▶ _Work to be completed_: Exactly the lines from the line containing "Recreate this image" through the line containing "236, 234, 232];" are to be echoed, with both included and pictures left out.

▶ _The records_:
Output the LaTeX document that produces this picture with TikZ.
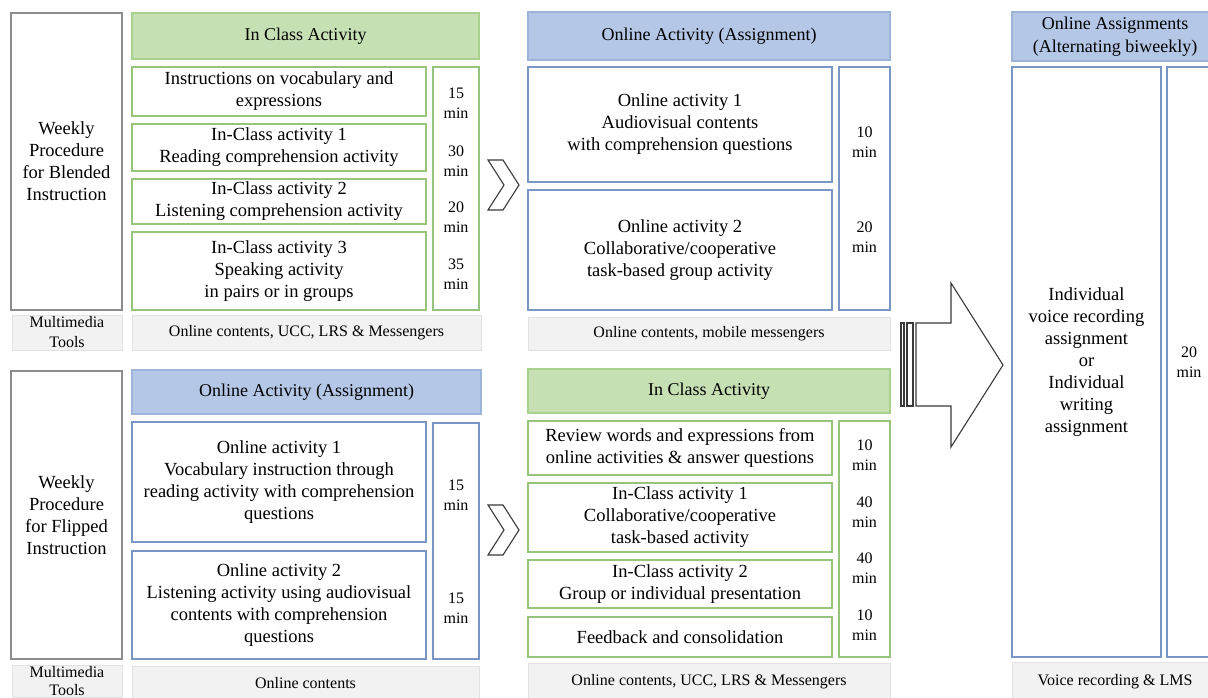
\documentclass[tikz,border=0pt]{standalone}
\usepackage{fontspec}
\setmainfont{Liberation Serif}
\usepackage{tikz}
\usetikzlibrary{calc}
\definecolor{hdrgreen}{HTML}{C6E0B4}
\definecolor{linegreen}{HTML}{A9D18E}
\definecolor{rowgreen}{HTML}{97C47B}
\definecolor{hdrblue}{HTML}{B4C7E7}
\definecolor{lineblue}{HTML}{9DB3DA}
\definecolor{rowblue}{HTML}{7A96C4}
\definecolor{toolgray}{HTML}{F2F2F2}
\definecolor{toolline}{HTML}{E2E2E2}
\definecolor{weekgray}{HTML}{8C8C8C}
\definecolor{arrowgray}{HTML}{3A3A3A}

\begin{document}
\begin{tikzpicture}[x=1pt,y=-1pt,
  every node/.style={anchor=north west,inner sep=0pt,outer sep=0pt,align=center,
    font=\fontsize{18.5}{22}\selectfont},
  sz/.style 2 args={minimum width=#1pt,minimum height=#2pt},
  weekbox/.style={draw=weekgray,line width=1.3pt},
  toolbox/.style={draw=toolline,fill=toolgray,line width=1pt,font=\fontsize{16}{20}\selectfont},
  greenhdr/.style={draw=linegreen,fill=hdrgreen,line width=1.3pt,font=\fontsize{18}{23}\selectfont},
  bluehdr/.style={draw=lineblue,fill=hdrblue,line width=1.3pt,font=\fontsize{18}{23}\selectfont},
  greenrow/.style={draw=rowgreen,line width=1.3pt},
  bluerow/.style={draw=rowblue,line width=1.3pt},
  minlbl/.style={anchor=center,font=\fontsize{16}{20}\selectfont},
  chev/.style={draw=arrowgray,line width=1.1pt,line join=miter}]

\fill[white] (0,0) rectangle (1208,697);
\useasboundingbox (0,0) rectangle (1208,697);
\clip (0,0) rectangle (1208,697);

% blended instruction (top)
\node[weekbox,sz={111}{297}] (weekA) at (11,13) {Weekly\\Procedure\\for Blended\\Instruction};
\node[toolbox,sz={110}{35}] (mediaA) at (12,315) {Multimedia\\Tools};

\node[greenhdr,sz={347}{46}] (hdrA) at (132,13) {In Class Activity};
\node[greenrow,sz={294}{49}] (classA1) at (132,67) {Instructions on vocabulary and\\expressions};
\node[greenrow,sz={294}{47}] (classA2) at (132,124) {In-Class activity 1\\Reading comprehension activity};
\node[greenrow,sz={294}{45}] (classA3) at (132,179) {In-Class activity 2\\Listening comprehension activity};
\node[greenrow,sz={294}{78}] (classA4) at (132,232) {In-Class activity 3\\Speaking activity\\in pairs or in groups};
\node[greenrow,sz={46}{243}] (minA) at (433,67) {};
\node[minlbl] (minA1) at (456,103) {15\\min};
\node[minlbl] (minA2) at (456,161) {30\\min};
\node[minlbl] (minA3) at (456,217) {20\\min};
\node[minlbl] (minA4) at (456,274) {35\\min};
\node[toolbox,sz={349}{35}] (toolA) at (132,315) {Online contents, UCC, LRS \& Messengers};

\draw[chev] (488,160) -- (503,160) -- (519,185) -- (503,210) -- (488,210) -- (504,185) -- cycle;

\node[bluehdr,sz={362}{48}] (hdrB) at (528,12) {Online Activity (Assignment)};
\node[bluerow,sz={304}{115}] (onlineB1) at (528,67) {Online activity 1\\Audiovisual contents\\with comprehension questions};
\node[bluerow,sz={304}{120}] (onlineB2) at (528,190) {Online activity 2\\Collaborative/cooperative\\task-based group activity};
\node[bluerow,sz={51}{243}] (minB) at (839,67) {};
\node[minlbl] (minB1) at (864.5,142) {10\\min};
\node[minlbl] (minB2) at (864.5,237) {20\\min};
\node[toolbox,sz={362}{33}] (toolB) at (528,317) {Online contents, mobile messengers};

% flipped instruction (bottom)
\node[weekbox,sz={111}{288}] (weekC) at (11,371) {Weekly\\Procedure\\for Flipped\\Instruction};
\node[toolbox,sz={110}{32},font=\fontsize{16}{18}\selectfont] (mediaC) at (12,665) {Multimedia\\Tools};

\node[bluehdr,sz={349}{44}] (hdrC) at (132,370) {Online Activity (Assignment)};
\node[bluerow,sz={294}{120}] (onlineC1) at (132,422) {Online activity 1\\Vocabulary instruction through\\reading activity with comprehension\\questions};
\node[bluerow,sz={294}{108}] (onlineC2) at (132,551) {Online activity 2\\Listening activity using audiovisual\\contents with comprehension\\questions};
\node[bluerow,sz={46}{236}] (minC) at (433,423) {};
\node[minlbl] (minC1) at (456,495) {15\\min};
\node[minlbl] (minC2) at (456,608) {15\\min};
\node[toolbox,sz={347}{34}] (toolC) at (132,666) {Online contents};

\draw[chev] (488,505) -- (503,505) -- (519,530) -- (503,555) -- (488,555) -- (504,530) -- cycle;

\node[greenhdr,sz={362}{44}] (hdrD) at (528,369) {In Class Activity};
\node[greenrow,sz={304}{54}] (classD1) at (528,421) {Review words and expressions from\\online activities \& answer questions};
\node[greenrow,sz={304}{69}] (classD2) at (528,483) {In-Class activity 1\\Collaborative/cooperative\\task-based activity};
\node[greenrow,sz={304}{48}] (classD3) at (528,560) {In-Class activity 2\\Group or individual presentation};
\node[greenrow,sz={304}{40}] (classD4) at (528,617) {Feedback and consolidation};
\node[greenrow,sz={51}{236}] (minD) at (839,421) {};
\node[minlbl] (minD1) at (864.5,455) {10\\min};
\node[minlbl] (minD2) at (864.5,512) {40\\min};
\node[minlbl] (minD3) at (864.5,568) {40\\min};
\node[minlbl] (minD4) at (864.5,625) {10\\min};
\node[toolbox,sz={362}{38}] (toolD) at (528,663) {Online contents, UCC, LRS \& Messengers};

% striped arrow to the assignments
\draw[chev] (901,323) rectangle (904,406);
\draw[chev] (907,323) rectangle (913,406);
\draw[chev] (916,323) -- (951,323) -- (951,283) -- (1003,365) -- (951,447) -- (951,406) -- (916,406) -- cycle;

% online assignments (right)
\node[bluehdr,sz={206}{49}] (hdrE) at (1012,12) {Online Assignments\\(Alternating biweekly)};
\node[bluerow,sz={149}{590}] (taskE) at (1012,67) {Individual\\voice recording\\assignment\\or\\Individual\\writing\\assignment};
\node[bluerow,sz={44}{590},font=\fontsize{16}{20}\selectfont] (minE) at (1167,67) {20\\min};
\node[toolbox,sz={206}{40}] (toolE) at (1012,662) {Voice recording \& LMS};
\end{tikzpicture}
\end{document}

* * *

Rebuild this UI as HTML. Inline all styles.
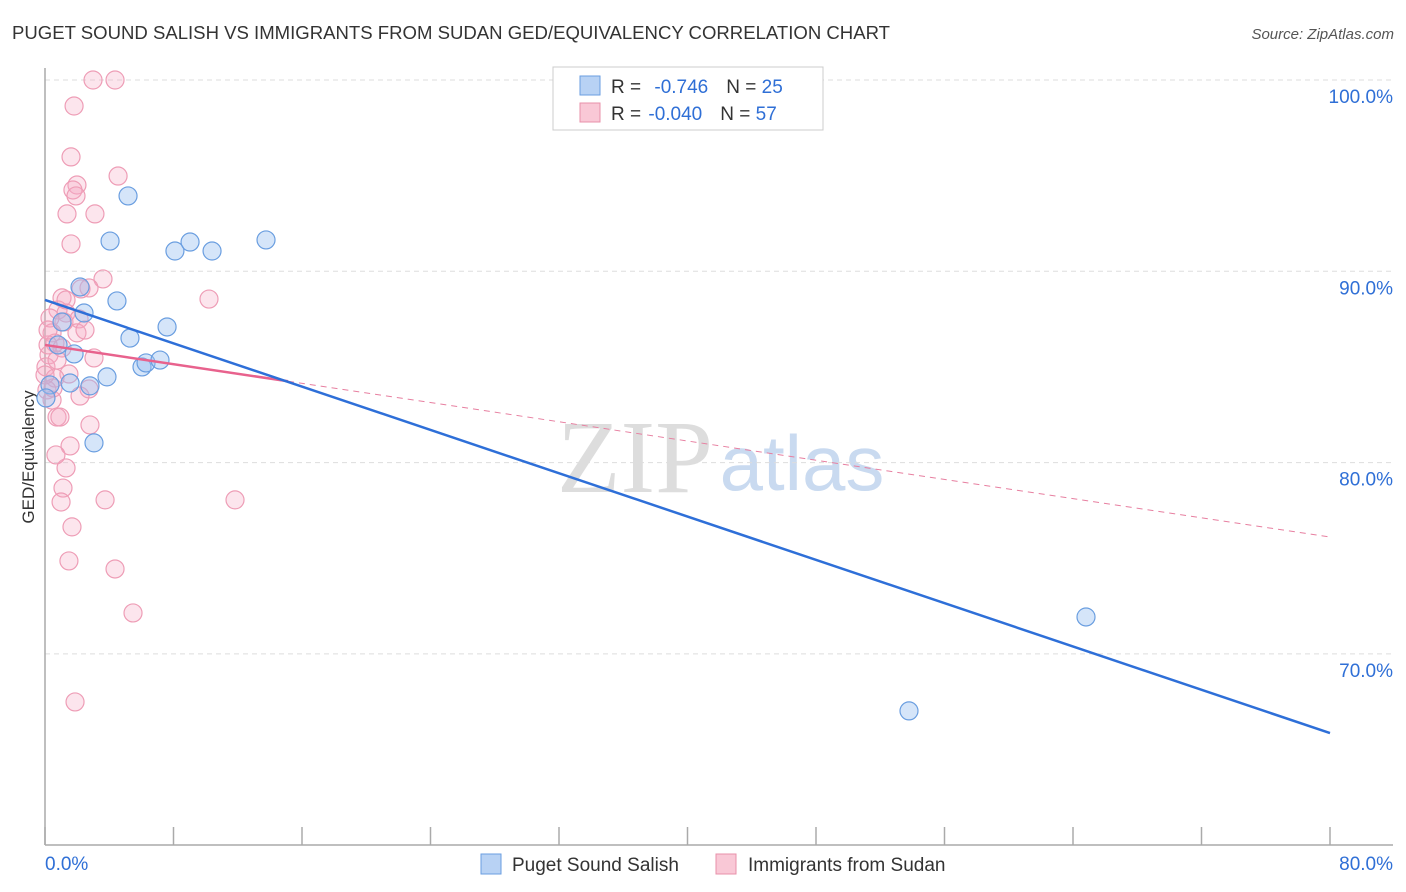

---

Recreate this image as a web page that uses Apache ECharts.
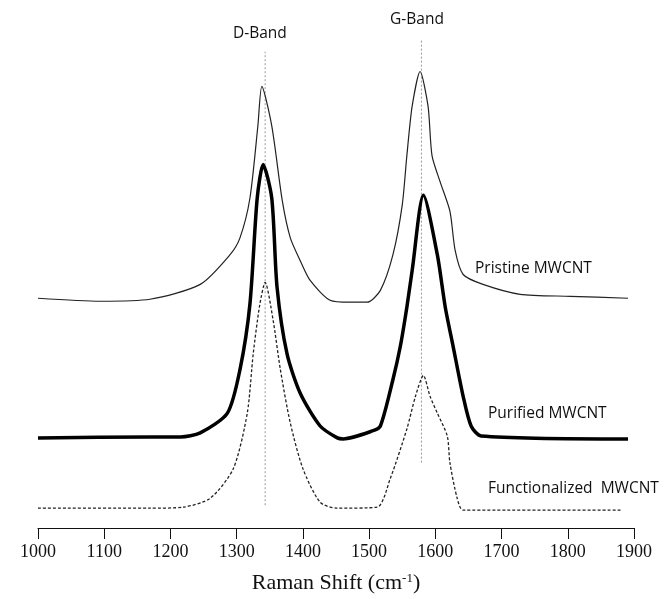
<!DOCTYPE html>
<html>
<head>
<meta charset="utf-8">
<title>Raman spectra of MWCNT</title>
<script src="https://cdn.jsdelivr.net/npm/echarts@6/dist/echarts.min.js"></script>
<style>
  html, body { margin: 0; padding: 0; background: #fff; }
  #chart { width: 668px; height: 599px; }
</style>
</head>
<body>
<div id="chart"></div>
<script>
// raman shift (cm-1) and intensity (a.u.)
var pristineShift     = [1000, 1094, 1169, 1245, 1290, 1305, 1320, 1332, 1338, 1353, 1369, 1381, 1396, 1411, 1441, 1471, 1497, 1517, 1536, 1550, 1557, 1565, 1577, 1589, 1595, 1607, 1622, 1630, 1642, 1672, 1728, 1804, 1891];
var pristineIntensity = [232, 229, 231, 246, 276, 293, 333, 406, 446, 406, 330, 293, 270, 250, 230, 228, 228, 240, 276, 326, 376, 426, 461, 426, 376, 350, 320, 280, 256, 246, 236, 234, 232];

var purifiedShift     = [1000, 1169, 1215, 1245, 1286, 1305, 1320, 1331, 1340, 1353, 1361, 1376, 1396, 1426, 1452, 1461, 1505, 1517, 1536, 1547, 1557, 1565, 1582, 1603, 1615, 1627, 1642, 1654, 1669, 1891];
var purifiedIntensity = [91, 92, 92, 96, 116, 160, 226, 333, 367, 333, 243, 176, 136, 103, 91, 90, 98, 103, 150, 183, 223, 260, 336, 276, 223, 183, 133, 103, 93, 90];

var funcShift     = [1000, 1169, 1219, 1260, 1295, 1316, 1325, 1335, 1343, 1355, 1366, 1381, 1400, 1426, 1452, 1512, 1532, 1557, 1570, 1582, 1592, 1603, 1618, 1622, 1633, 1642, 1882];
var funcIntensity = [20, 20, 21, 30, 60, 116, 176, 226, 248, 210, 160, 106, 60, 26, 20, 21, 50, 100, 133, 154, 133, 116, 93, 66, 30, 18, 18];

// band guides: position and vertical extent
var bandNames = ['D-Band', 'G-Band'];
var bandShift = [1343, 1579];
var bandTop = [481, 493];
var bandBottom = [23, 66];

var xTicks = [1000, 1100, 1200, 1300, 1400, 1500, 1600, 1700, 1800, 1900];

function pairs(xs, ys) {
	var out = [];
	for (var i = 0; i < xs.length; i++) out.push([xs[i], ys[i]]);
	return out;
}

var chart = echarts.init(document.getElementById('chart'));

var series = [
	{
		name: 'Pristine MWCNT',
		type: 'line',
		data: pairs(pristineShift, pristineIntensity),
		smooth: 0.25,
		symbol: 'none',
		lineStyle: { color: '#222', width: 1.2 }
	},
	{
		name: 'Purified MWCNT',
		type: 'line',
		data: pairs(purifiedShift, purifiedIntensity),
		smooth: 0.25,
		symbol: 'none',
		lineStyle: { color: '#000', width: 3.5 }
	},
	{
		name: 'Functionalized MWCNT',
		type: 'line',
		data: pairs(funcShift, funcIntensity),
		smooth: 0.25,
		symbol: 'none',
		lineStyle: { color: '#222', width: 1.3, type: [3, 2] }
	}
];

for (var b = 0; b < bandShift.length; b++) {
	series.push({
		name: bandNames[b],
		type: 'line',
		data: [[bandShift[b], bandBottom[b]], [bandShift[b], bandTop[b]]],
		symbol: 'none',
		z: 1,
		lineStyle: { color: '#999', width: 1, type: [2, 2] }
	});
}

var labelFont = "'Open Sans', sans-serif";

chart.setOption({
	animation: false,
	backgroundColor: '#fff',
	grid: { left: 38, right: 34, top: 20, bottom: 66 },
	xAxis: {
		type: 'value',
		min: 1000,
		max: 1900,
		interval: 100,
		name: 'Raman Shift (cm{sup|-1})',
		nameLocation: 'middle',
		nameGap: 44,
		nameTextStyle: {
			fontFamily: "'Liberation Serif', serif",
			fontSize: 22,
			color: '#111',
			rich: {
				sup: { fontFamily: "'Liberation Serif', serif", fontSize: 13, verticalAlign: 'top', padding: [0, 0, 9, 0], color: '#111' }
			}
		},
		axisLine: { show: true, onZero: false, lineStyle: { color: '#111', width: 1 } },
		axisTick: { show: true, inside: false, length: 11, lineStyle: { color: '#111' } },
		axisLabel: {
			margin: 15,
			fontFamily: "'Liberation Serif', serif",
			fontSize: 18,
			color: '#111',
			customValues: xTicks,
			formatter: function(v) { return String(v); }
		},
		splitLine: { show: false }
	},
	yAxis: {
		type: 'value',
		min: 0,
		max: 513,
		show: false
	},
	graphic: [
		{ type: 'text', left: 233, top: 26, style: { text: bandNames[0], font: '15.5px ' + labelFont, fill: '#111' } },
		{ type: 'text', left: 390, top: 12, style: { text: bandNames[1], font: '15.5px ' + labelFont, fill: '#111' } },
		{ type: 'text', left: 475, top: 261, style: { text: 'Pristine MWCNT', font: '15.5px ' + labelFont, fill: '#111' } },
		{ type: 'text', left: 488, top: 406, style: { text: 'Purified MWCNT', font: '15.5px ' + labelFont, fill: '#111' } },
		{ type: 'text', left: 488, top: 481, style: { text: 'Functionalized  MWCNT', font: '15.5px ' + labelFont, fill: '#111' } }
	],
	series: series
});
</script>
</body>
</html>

▶ _Finished task_:
Recreate this image as a web page that uses Apache ECharts.
<!DOCTYPE html>
<html>
<head>
<meta charset="utf-8">
<title>Raman spectra of MWCNT</title>
<script src="https://cdn.jsdelivr.net/npm/echarts@6/dist/echarts.min.js"></script>
<style>
  html, body { margin: 0; padding: 0; background: #fff; }
  #chart { width: 668px; height: 599px; }
</style>
</head>
<body>
<div id="chart"></div>
<script>
// raman shift (cm-1) and intensity (a.u.)
var pristineShift     = [1000, 1094, 1169, 1245, 1290, 1305, 1320, 1332, 1338, 1353, 1369, 1381, 1396, 1411, 1441, 1471, 1497, 1517, 1536, 1550, 1557, 1565, 1577, 1589, 1595, 1607, 1622, 1630, 1642, 1672, 1728, 1804, 1891];
var pristineIntensity = [232, 229, 231, 246, 276, 293, 333, 406, 446, 406, 330, 293, 270, 250, 230, 228, 228, 240, 276, 326, 376, 426, 461, 426, 376, 350, 320, 280, 256, 246, 236, 234, 232];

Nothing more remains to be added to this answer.